Further there are daily accommodation payments which generally comprise two
parts:
A daily basic fee – which is the same for all
A daily means tested fee – which can increase
depending on your financial position but are subject to an annual cap as well
as a lifetime cap. Once these caps are reached, the daily fee drops back to the
basic daily fee only. Up to this point, both the means tested and daily care
fees are payable
Therefore financial provision
needs to be made not only for the refundable deposit bond but also for both the
basic daily fee and the daily means tested fee.
The daily fees above will cover basic living
expenses such as food, electricity, cleaning and laundry services whilst
nursing assistance is subsidised to the provider by the government.
However, any luxury, lifestyle and other additional items will need to be paid
for by the resident on a user pays basis. This would extend to pharmaceutical,
medical and other services such as hairdressing, clothing and treats.
In many organisations, only a bed and chest of drawers etc are provided. You
may also need to purchase an appropriate chair, television and other items to
provide the lifestyle that is desired.
Therefore, cost of these items need to be provided for as well.
Step Three:
Structuring Finances
Accommodation costs are published on the My Aged Care
website.
If assets and income can be reduced enough to become a low
means resident before the move, the government may subsidise the accommodation
and regulate what the residents contribution is.
This may reduce the accommodation cost but may not always be
the best result for the resident. Choice and control of accommodation may well
be lost.

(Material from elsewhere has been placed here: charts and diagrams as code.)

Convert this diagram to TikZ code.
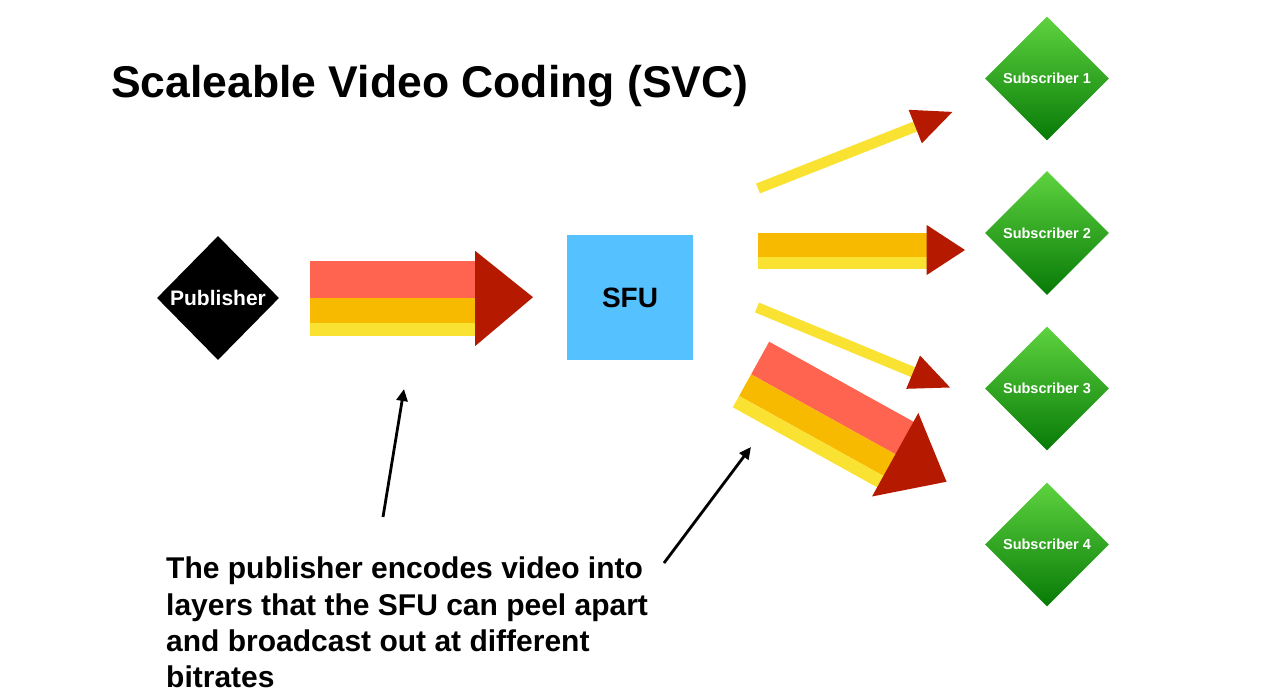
\documentclass[tikz,border=0pt]{standalone}
\usepackage{fontspec}
\setmainfont{Liberation Sans}
\usetikzlibrary{shapes.geometric,arrows.meta}
\definecolor{layerred}{HTML}{FF6450}
\definecolor{layerorange}{HTML}{F8BA00}
\definecolor{layeryellow}{HTML}{FAE232}
\definecolor{headred}{HTML}{B51A00}
\definecolor{sfublue}{HTML}{56C1FF}
\definecolor{subtop}{HTML}{5ED33F}
\definecolor{subbot}{HTML}{077A07}
\begin{document}
\begin{tikzpicture}[x=1pt,y=-1pt,
  subnode/.style={diamond, minimum width=124pt, minimum height=124pt, inner sep=0pt,
    top color=subtop, bottom color=subbot, draw=none, text=white,
    font=\bfseries\fontsize{14.5}{17}\selectfont},
  pubnode/.style={diamond, minimum width=122pt, minimum height=124pt, inner sep=0pt,
    fill=black, text=white, font=\bfseries\fontsize{21}{24}\selectfont},
  sfunode/.style={rectangle, minimum width=126pt, minimum height=125pt, inner sep=0pt,
    fill=sfublue, text=black, font=\bfseries\fontsize{28}{32}\selectfont},
  calloutarrow/.style={draw=black, line width=2.8pt, -{Triangle[length=12pt,width=11pt]}},
  bigarrow/.pic={
    \fill[layerred] (0,-37.5) rectangle (166,-0.2);
    \fill[layerorange] (0,-0.2) rectangle (166,24.5);
    \fill[layeryellow] (0,24.5) rectangle (166,37.5);
    \fill[headred] (165,-47.5) -- (223,-1) -- (165,48) -- cycle;
  },
  midarrow/.pic={
    \fill[layerorange] (0,-18.3) rectangle (170,5.7);
    \fill[layeryellow] (0,5.7) rectangle (170,18);
    \fill[headred] (169,-26) -- (207.3,-1) -- (169,24) -- cycle;
  },
  thinarrow/.pic={
    \fill[layeryellow] (0,-5.3) rectangle (171,5.3);
    \fill[headred] (169,-18) -- (209,0) -- (169,18) -- cycle;
  }
]
\useasboundingbox (0,0) rectangle (1270,696);
\fill[white] (0,0) rectangle (1270,696);

% title
\node[anchor=base west, inner sep=0pt, font=\bfseries\fontsize{44.5}{53}\selectfont] (title) at (111,97) {Scaleable Video Coding (SVC)};

% nodes
\node[pubnode] (pub) at (218,298) {Publisher};
\node[sfunode] (sfu) at (630,297.5) {SFU};
\node[subnode] (sub1) at (1047,78.5) {Subscriber 1};
\node[subnode] (sub2) at (1047,233) {Subscriber 2};
\node[subnode] (sub3) at (1047,388.5) {Subscriber 3};
\node[subnode] (sub4) at (1047,544.5) {Subscriber 4};

% layered arrows
\pic at (310,298.2) {bigarrow};
\pic at (757.7,251) {midarrow};
\pic[rotate=21.5] at (758,188.5) {thinarrow};
\pic[rotate=-22.5] at (757,307.5) {thinarrow};
\pic[rotate=-29] at (751,374.5) {bigarrow};

% note
\node[anchor=north west, inner sep=0pt, align=left, font=\bfseries\fontsize{30}{36.3}\selectfont] (note) at (166,557)
  {The publisher encodes video into\\layers that the SFU can peel apart\\and broadcast out at different\\bitrates};

\coordinate (c1from) at (383,517);
\coordinate (c1to) at (404,389);
\coordinate (c2from) at (664,563);
\coordinate (c2to) at (751,447);
\draw[calloutarrow] (c1from) -- (c1to);
\draw[calloutarrow] (c2from) -- (c2to);
\end{tikzpicture}
\end{document}
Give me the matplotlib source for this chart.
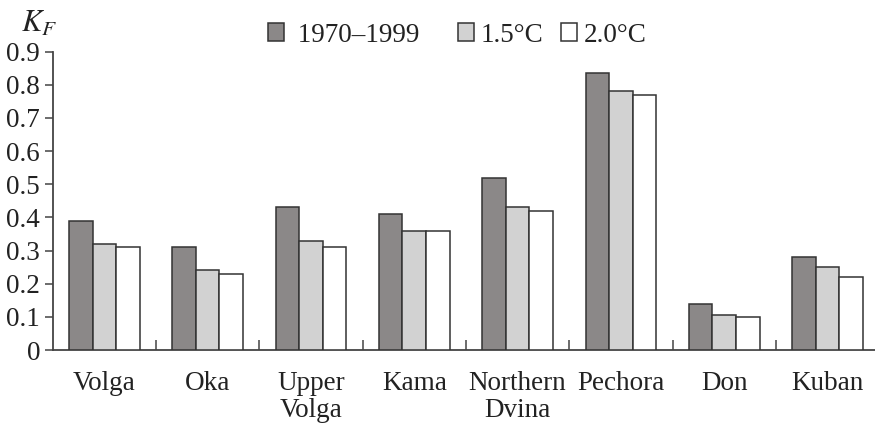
import matplotlib
matplotlib.use("Agg")
import matplotlib.pyplot as plt
from matplotlib.patches import Patch
import numpy as np

rivers = ["Volga", "Oka", "Upper\nVolga", "Kama", "Northern\nDvina", "Pechora", "Don", "Kuban"]
series_names = ["1970\u20131999", "1.5\u00b0C", "2.0\u00b0C"]
kf_1970_1999 = [0.39, 0.31, 0.43, 0.41, 0.52, 0.835, 0.14, 0.28]
kf_15 = [0.32, 0.24, 0.33, 0.36, 0.43, 0.78, 0.105, 0.25]
kf_20 = [0.31, 0.23, 0.31, 0.36, 0.42, 0.77, 0.10, 0.22]
y_ticks = [0, 0.1, 0.2, 0.3, 0.4, 0.5, 0.6, 0.7, 0.8, 0.9]
y_tick_labels = ["0", "0.1", "0.2", "0.3", "0.4", "0.5", "0.6", "0.7", "0.8", "0.9"]

plt.rcParams["font.family"] = ["Liberation Serif", "DejaVu Serif"]
plt.rcParams["mathtext.fontset"] = "stix"

fills = ["#8b8888", "#d2d2d2", "#ffffff"]
edge = "#333333"
txt = "#222222"

fig = plt.figure(figsize=(8.75, 4.25), dpi=100)
ax = fig.add_axes([52.7 / 875, 75 / 425, (875 - 52.7) / 875, (350 - 51.7) / 425])

x = np.arange(len(rivers))
w = 0.228
for i, (vals, fc) in enumerate(zip([kf_1970_1999, kf_15, kf_20], fills)):
    ax.bar(x + (i - 1) * w, vals, width=w, color=fc, edgecolor=edge, linewidth=1.1,
           label=series_names[i], zorder=3)

ax.set_xlim(-0.5, 7.46)
ax.set_ylim(0, 0.9)
ax.set_yticks(y_ticks)
ax.set_yticklabels(y_tick_labels, fontsize=19.5, color=txt)
ax.set_xticks(x)
ax.set_xticklabels(rivers, fontsize=19.5, color=txt, linespacing=1.1)
ax.tick_params(axis="x", which="major", length=0, pad=15)
ax.set_xticks(x[:-1] + 0.5, minor=True)
ax.tick_params(axis="x", which="minor", direction="in", length=7, width=1.1, color="#444444")
ax.tick_params(axis="y", direction="out", length=6, width=1.1, color="#444444", pad=3)

for side in ["top", "right"]:
    ax.spines[side].set_visible(False)
for side in ["left", "bottom"]:
    ax.spines[side].set_linewidth(1.3)
    ax.spines[side].set_color("#444444")

fig.text(21 / 875, 1 - 24 / 425, "$K_F$", fontsize=22, color=txt, va="center")

# legend entries placed individually along the top
entry_x = [268 / 875, 458 / 875, 561 / 875]
entry_labels = [" " + series_names[0], series_names[1], series_names[2]]
for fc, lab, ex in zip(fills, entry_labels, entry_x):
    leg = fig.legend([Patch(facecolor=fc, edgecolor=edge, linewidth=1.1)], [lab],
                     loc="center left", bbox_to_anchor=(ex, 1 - 35 / 425),
                     frameon=False, fontsize=19.5, handlelength=0.6, handleheight=0.6,
                     handletextpad=0.25, borderpad=0, borderaxespad=0)
    for t in leg.get_texts():
        t.set_color(txt)

fig.savefig("out.png", dpi=100)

As a result, the resident may not be offered a position at their place
of choice, but rather a place many kilometres from “home”. This may result in
unhappiness, distress and depression.
Many accommodation places have places “reserved” for high
fee paying residents such that having the funds and paying the price results in
the accommodation of choice being offered, with a much better result
emotionally for the resident. Don’t forget this as it is more valuable that the
resident is happy than money saved!
What to do:
Be aware that a home owner will generally not
qualify as low means unless their spouse (or other protected person) will
continue to live in that home
If a resident wants to enter under the low means
rules, unless planning has been undertaken at least five years earlier, there
are not many strategies to reduce assets. Note that assets transferred/gifted
within five years of entry may still be treated as assets under the gifting/deprivation rules.
This why consulting a specialist aged care
financial adviser early is recommended
Gifting/transferring of assets may incur stamp duty and capital
gains tax – be aware of this before any action is taken.
Step Four: Ensure
Wills and Powers of Attorney are set up
Dementia is a leading cause for the need for aged care
services. It is very important for Wills to be reviewed and updated as
necessary and appropriate Powers of Attorney executed whilst the resident has
legal capacity.
Once legal capacity is lost, a Will cannot be renewed or
amended. Further, it will be necessary to go to the Guardianship Tribunal to
set up Powers of Attorney in these circumstances.
In conclusion, careful planning will ensure that the
transition to aged care will be a relatively smooth and stress free process.